The wrestling is concise, but intense. Zach’s reverse bearhug on Joey is lush. He throws him around the ring convincingly. He stomps on Joey’s legs as the square jawed, hypermasculine babyface writhes and whimpers like a bitch. “I’ve had enough!” Joey pleads, holding up his hands in surrender. “I don’t think you have,” Zach defies him, driving double fisted punches into Joey’s washboard abs over and over. He rides all over pretty Joey Justice. Pulling the pin up boy to the mat in a choke, he bears down on his windpipe, making Joey’s panic rise. “Tap out,” Zach demands. Joey does it, because he’s officially Zach’s bitch now.
The oil down is slower and more deliberate than it often is. Joey really rubs the oil in. When Zach demands he do touch up work on some missed spots on this biceps, Joey just reapplies another liberal coat. Fuck, Joey absolutely fades as Zach starts flexing those glistening muscles. God, Zach is the man. He instructs Joey to get the hell out of his ring, and like that bitch he is, Joey just does it.
But back to where this whole thing started. Things aren’t entirely what they seem. Joey spills the beans after Zach has fucking owned his ass in every form of physical competition. “You just got lucky,” Joey bitches again, “I don’t really wrestle, man.” On the one hand, I want Zach to open up another can of whoop ass on him for shattering the pretense that this is a wrestling match. But, on the other hand, there’s something oddly refreshing about just naming what’s been evident from the start. Pretense aside. Ignoring the art of kayfabe. I’m actually grooving on the oddly genuine moment of truth when, stripped of his dignity, Joey confesses that he’s a poser.
And suddenly in that moment, it occurs to me the other thing that isn’t quite what it seems about this match. Zach is a babyface. A gargantuan, superhumanly proportioned good guy. The premise is that he’s a heel, but everything about Zach screams an upright hero. Other than the blindsided punch to the balls. Though, even then, there’s something sort of right about that. But Zach’s domineering, contemptuous lines don’t have a ring of truth about him. I don’t actually believes that he loves crushing another man underfoot. I think he’s a little awkward about steamrolling all over Joey. No shit, I think Zach’s a heel poser!

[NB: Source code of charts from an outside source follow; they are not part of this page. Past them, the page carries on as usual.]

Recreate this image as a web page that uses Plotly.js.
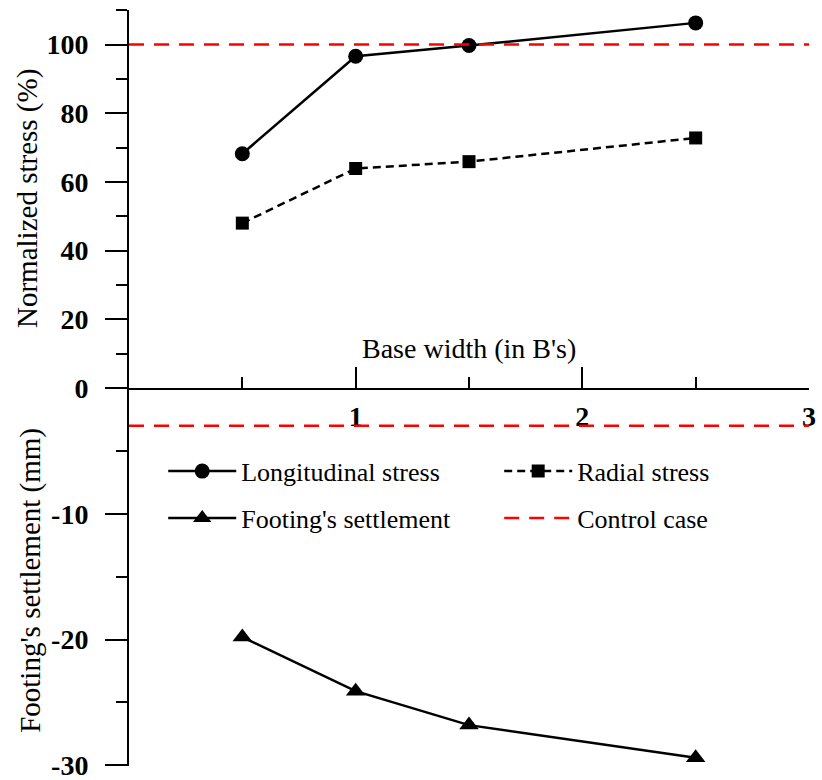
<!DOCTYPE html>
<html>
<head>
<meta charset="utf-8">
<script src="https://cdn.plot.ly/plotly-3.0.1.min.js"></script>
<style>html,body{margin:0;padding:0;background:#fff;}#chart{width:822px;height:780px;}</style>
</head>
<body>
<div id="chart"></div>
<script>
const baseWidth = [0.5, 1, 1.5, 2.5];
const longitudinalStress = [68.2, 96.6, 99.7, 106.3];
const radialStress = [48.0, 63.9, 65.9, 72.8];
const footingSettlement = [-19.8, -24.1, -26.8, -29.4];
const controlX = [0, 3];
const controlStress = [100, 100];
const controlSettlement = [-3, -3];
const stressTicks = [0, 20, 40, 60, 80, 100];
const stressMinor = [10, 30, 50, 70, 90, 110];
const settleTicks = [-30, -20, -10];
const settleTickText = ['-30', '-20', '-10'];
const settleMinor = [-25, -15, -5];
const xTicks = [1, 2, 3];
const xMinor = [0.5, 1.5, 2.5];

const serif = 'Liberation Serif, Times New Roman, serif';

const traces = [
  {x: baseWidth, y: longitudinalStress, name: 'Longitudinal stress', mode: 'lines+markers',
   xaxis: 'x', yaxis: 'y', legend: 'legend', legendgroup: 'a',
   line: {color: '#000', width: 2.5}, marker: {symbol: 'circle', size: 15, color: '#000'}},
  {x: baseWidth, y: radialStress, name: 'Radial stress', mode: 'lines+markers',
   xaxis: 'x', yaxis: 'y', legend: 'legend2', legendgroup: 'b',
   line: {color: '#000', width: 2.5, dash: '8px,5px'}, marker: {symbol: 'square', size: 13, color: '#000'}},
  {x: baseWidth, y: footingSettlement, name: "Footing's settlement", mode: 'lines+markers',
   xaxis: 'x', yaxis: 'y2', legend: 'legend', legendgroup: 'c',
   line: {color: '#000', width: 2.5}, marker: {symbol: 'triangle-up', size: 17, color: '#000'}},
  {x: controlX, y: controlStress, name: 'Control case', mode: 'lines',
   xaxis: 'x', yaxis: 'y', legend: 'legend2', legendgroup: 'd',
   line: {color: '#ff0000', width: 2.5, dash: '15px,10px'}},
  {x: controlX, y: controlSettlement, name: 'Control case', mode: 'lines', showlegend: false,
   xaxis: 'x', yaxis: 'y2', legendgroup: 'd',
   line: {color: '#ff0000', width: 2.5, dash: '15px,10px'}}
];

const legendCommon = {
  orientation: 'v', xanchor: 'left', yanchor: 'top', bgcolor: 'rgba(0,0,0,0)',
  font: {family: serif, size: 26, color: '#000'}, itemwidth: 68, tracegroupgap: 10,
  traceorder: 'grouped'
};

const layout = {
  width: 822, height: 780,
  margin: {l: 129, r: 13, t: 10, b: 14},
  paper_bgcolor: '#fff', plot_bgcolor: '#fff',
  font: {family: serif, color: '#000'},
  showlegend: true,
  legend: Object.assign({}, legendCommon, {x: 0.0503, y: 0.421}),
  legend2: Object.assign({}, legendCommon, {x: 0.5444, y: 0.421}),
  xaxis: {
    range: [0, 3], anchor: 'y', side: 'bottom', showgrid: false, zeroline: false,
    showline: true, linecolor: '#000', linewidth: 2,
    tickmode: 'array', tickvals: xTicks, ticks: 'inside', ticklen: 21, tickwidth: 2, tickcolor: '#000',
    tickfont: {family: serif, size: 28, weight: 'bold', color: '#000'}, ticklabelstandoff: 2,
    ticklabeloverflow: 'allow',
    minor: {tickmode: 'array', tickvals: xMinor, ticks: 'inside', ticklen: 11, tickwidth: 2, tickcolor: '#000'}
  },
  yaxis: {
    domain: [0.5, 1], range: [0, 110.05], anchor: 'x', showgrid: false, zeroline: false,
    showline: true, linecolor: '#000', linewidth: 2,
    tickmode: 'array', tickvals: stressTicks, ticks: 'outside', ticklen: 22, tickwidth: 2, tickcolor: '#000',
    tickfont: {family: serif, size: 28, weight: 'bold', color: '#000'}, ticklabelstandoff: 11,
    ticklabeloverflow: 'allow',
    minor: {tickmode: 'array', tickvals: stressMinor, ticks: 'outside', ticklen: 11, tickwidth: 2, tickcolor: '#000'}
  },
  yaxis2: {
    domain: [0, 0.5], range: [-30.05, 0], anchor: 'x', showgrid: false, zeroline: false,
    showline: true, linecolor: '#000', linewidth: 2,
    tickmode: 'array', tickvals: settleTicks, ticktext: settleTickText, ticks: 'outside', ticklen: 22, tickwidth: 2, tickcolor: '#000',
    tickfont: {family: serif, size: 28, weight: 'bold', color: '#000'}, ticklabelstandoff: 11,
    ticklabeloverflow: 'allow',
    minor: {tickmode: 'array', tickvals: settleMinor, ticks: 'outside', ticklen: 11, tickwidth: 2, tickcolor: '#000'}
  },
  annotations: [
    {text: "Base width (in B's)", xref: 'paper', yref: 'paper', x: 0.5, y: 0.5516,
     xanchor: 'center', yanchor: 'middle', showarrow: false,
     font: {family: serif, size: 28, color: '#000'}},
    {text: 'Normalized stress (%)', xref: 'paper', yref: 'paper', x: -0.15, y: 0.75,
     xanchor: 'center', yanchor: 'middle', textangle: -90, showarrow: false,
     font: {family: serif, size: 29, color: '#000'}},
    {text: "Footing's settlement (mm)", xref: 'paper', yref: 'paper', x: -0.144, y: 0.245,
     xanchor: 'center', yanchor: 'middle', textangle: -90, showarrow: false,
     font: {family: serif, size: 29, color: '#000'}}
  ]
};

Plotly.newPlot('chart', traces, layout, {displayModeBar: false, staticPlot: true});
</script>
</body>
</html>
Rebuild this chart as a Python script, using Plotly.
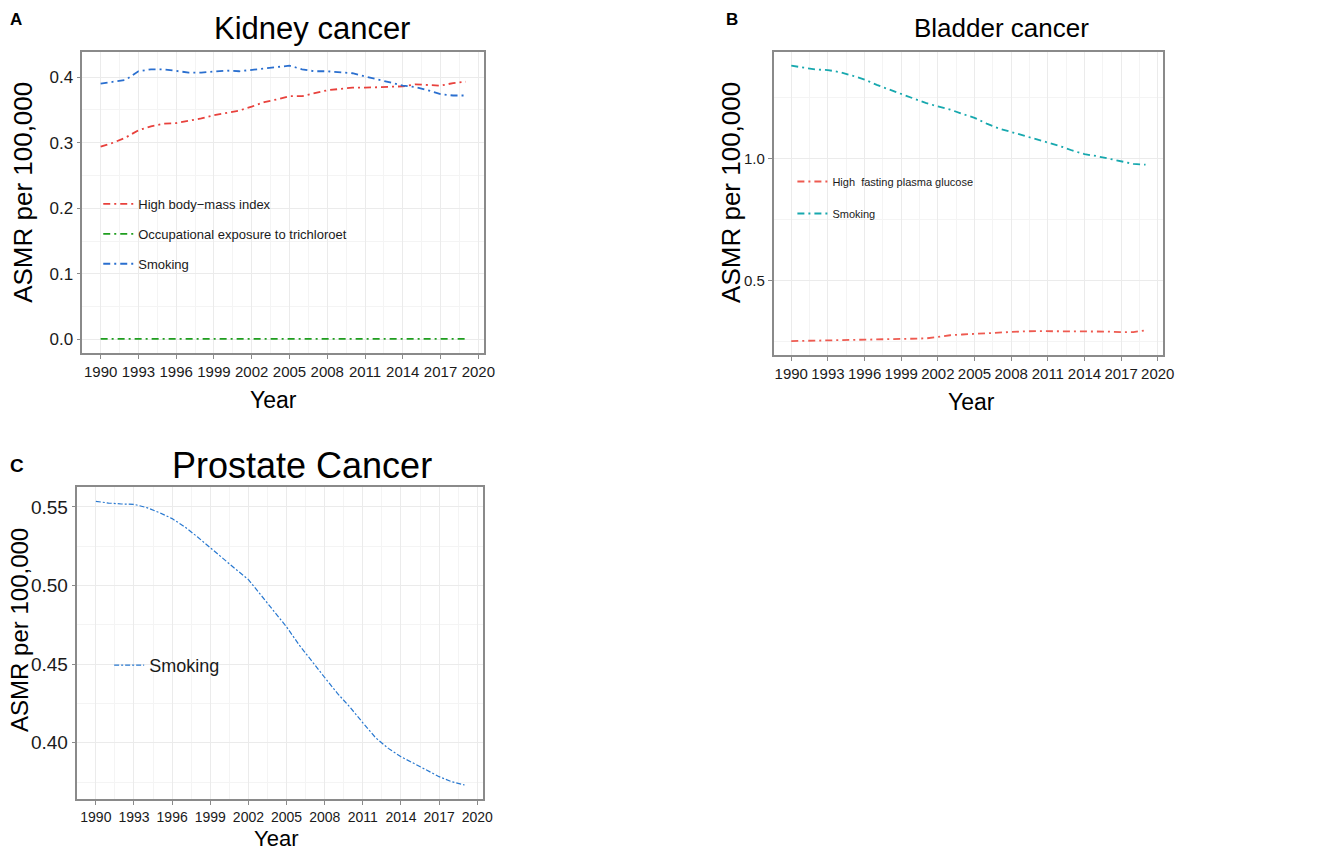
import plotly.graph_objects as go

years = list(range(1990, 2020))

# Panel A - Kidney cancer
kidney_bmi = [0.294, 0.300, 0.308, 0.319, 0.325, 0.329, 0.330, 0.333, 0.337, 0.342,
              0.346, 0.349, 0.355, 0.362, 0.366, 0.371, 0.371, 0.375, 0.380, 0.382,
              0.384, 0.384, 0.385, 0.385, 0.386, 0.389, 0.388, 0.387, 0.391, 0.393]
kidney_tce = [0.0006] * 30
kidney_smoking = [0.390, 0.393, 0.396, 0.409, 0.412, 0.412, 0.410, 0.407, 0.407, 0.408,
                  0.410, 0.409, 0.411, 0.414, 0.415, 0.4175, 0.412, 0.409, 0.409, 0.407,
                  0.406, 0.401, 0.397, 0.392, 0.387, 0.385, 0.380, 0.374, 0.372, 0.372]

# Panel B - Bladder cancer
bladder_fpg = [0.251, 0.251, 0.252, 0.254, 0.255, 0.256, 0.257, 0.258, 0.259, 0.260,
               0.261, 0.262, 0.268, 0.275, 0.278, 0.281, 0.284, 0.287, 0.290, 0.291,
               0.292, 0.292, 0.292, 0.291, 0.291, 0.291, 0.290, 0.288, 0.288, 0.295]
bladder_smoking = [1.381, 1.372, 1.365, 1.363, 1.354, 1.340, 1.324, 1.302, 1.283, 1.265,
                   1.246, 1.228, 1.214, 1.201, 1.183, 1.167, 1.143, 1.123, 1.109, 1.094,
                   1.082, 1.067, 1.051, 1.033, 1.018, 1.010, 0.999, 0.986, 0.978, 0.975]

# Panel C - Prostate cancer
prostate_smoking = [0.5536, 0.5525, 0.5519, 0.5517, 0.5496, 0.5464, 0.5426, 0.5373, 0.5309, 0.5239,
                    0.5172, 0.5104, 0.5038, 0.4939, 0.4839, 0.4737, 0.4621, 0.4515, 0.4415, 0.4314,
                    0.4225, 0.4127, 0.4032, 0.3964, 0.3911, 0.3869, 0.3826, 0.3784, 0.3752, 0.3731]

# page body keeps its default 8px margin, so the figure is drawn 8px in
OFF = 8
W, H = 1325 - OFF, 853 - OFF
SANS = "Liberation Sans, Arial"
AXIS_GRAY = "#8a8a8a"
DASH = "7px,4px,2px,4px"


def px_x(x):
    return (x - OFF) / W


def px_y(y):
    return 1 - (y - OFF) / H


fig = go.Figure()

# panel A traces
for name, vals, color, grp in [
    ("High body\u2212mass index", kidney_bmi, "#E8413C", "a1"),
    ("Occupational exposure to trichloroet", kidney_tce, "#1F9E1F", "a2"),
    ("Smoking", kidney_smoking, "#2A6FCF", "a3"),
]:
    fig.add_trace(go.Scatter(x=years, y=vals, mode="lines", name=name,
                             line=dict(color=color, width=1.8, dash=DASH),
                             xaxis="x", yaxis="y", legend="legend", legendgroup=grp))

# panel B traces
for name, vals, color, grp in [
    ("High\u00a0 fasting plasma glucose", bladder_fpg, "#EE5A50", "b1"),
    ("Smoking", bladder_smoking, "#17A8AE", "b2"),
]:
    fig.add_trace(go.Scatter(x=years, y=vals, mode="lines", name=name,
                             line=dict(color=color, width=1.8, dash=DASH),
                             xaxis="x2", yaxis="y2", legend="legend2", legendgroup=grp))

# panel C trace
fig.add_trace(go.Scatter(x=years, y=prostate_smoking, mode="lines", name="Smoking",
                         line=dict(color="#2878D0", width=1.2, dash="5px,2px,2px,2px"),
                         xaxis="x3", yaxis="y3", legend="legend3"))


def xaxis(domain, anchor, tickfont):
    return dict(domain=domain, anchor=anchor, range=[1988.55, 2020.45],
                tickvals=list(range(1990, 2021, 3)), tickangle=0,
                ticks="outside", ticklen=4, tickcolor=AXIS_GRAY,
                tickfont=dict(family=SANS, size=tickfont, color="#1a1a1a"),
                showgrid=True, gridcolor="#ebebeb", gridwidth=1.2,
                minor=dict(tick0=1990, dtick=1.5, showgrid=True, gridcolor="#f4f4f4", gridwidth=0.8),
                showline=True, mirror=True, linecolor=AXIS_GRAY, linewidth=1.5,
                zeroline=False, fixedrange=True)


def yaxis(domain, anchor, rng, dtick, fmt, tickfont):
    return dict(domain=domain, anchor=anchor, range=rng, tick0=0, dtick=dtick,
                tickformat=fmt, ticks="outside", ticklen=4, tickcolor=AXIS_GRAY,
                tickfont=dict(family=SANS, size=tickfont, color="#1a1a1a"),
                showgrid=True, gridcolor="#ebebeb", gridwidth=1.2,
                minor=dict(tick0=0, dtick=dtick / 2, showgrid=True, gridcolor="#f4f4f4", gridwidth=0.8),
                showline=True, mirror=True, linecolor=AXIS_GRAY, linewidth=1.5,
                zeroline=False, fixedrange=True)


def legend(x, y, size, gap):
    return dict(x=x, y=y, xanchor="left", yanchor="top", bgcolor="rgba(0,0,0,0)",
                font=dict(family=SANS, size=size, color="#1a1a1a"),
                tracegroupgap=gap, traceorder="grouped", itemwidth=30)


fig.update_layout(
    width=W, height=H, margin=dict(l=0, r=0, t=0, b=0),
    paper_bgcolor="white", plot_bgcolor="white", showlegend=True,
    xaxis=xaxis([px_x(83), px_x(488)], "y", 15),
    yaxis=yaxis([px_y(353), px_y(52)], "x", [-0.0209, 0.4384], 0.1, ".1f", 17),
    xaxis2=xaxis([px_x(780), px_x(1173)], "y2", 15),
    yaxis2=yaxis([px_y(355), px_y(52)], "x2", [0.194, 1.437], 0.5, ".1f", 15),
    xaxis3=xaxis([px_x(78), px_x(487)], "y3", 14),
    yaxis3=yaxis([px_y(799), px_y(487)], "x3", [0.3642, 0.5627], 0.05, ".2f", 19),
    legend=legend(px_x(99), px_y(189), 13, 10),
    legend2=legend(px_x(799), px_y(167), 11, 13),
    legend3=legend(px_x(110), px_y(647), 18, 10),
)

texts = [
    # text, x px, y px, size, bold, angle, x anchor, y anchor
    ("A", 9, 9, 17, True, 0, "left", "top"),
    ("B", 731, 9, 17, True, 0, "left", "top"),
    ("C", 9, 465, 19, True, 0, "left", "middle"),
    ("Kidney cancer", 315, 28, 31, False, 0, "center", "middle"),
    ("Bladder cancer", 1010, 28, 26, False, 0, "center", "middle"),
    ("Prostate Cancer", 304, 465, 36, False, 0, "center", "middle"),
    ("ASMR per 100,000", 23, 192, 26, False, -90, "center", "middle"),
    ("ASMR per 100,000", 737, 192, 26, False, -90, "center", "middle"),
    ("ASMR per 100,000", 19, 630, 24, False, -90, "center", "middle"),
    ("Year", 276, 400, 23, False, 0, "center", "middle"),
    ("Year", 980, 402, 23, False, 0, "center", "middle"),
    ("Year", 278, 838, 22, False, 0, "center", "middle"),
]
for t, x, y, size, bold, angle, xa, ya in texts:
    fig.add_annotation(text=f"<b>{t}</b>" if bold else t, x=px_x(x), y=px_y(y),
                       xref="paper", yref="paper", xanchor=xa, yanchor=ya,
                       showarrow=False, textangle=angle, borderpad=0,
                       font=dict(family=SANS, size=size, color="black"))

fig.write_html("out.html")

Oil Hunks 11 is short on wrestling, and take Joey’s words to heart as a big ol’ buyer beware: Joey is no wrestler. You might think it’s a standard MDW heel-squashes-babyface match, but the twist here is that it’s a poser-on-poser beatdown. I’m probably loaded for about one more match of Joey getting trampled, if it takes longer and he cries a little more. But as for Zach, I’ve got a whole lot of fantasies that I’m aching to see more of, particularly if he brings a refreshing domineering, babyface bruiser angle to spice up the MDW formula.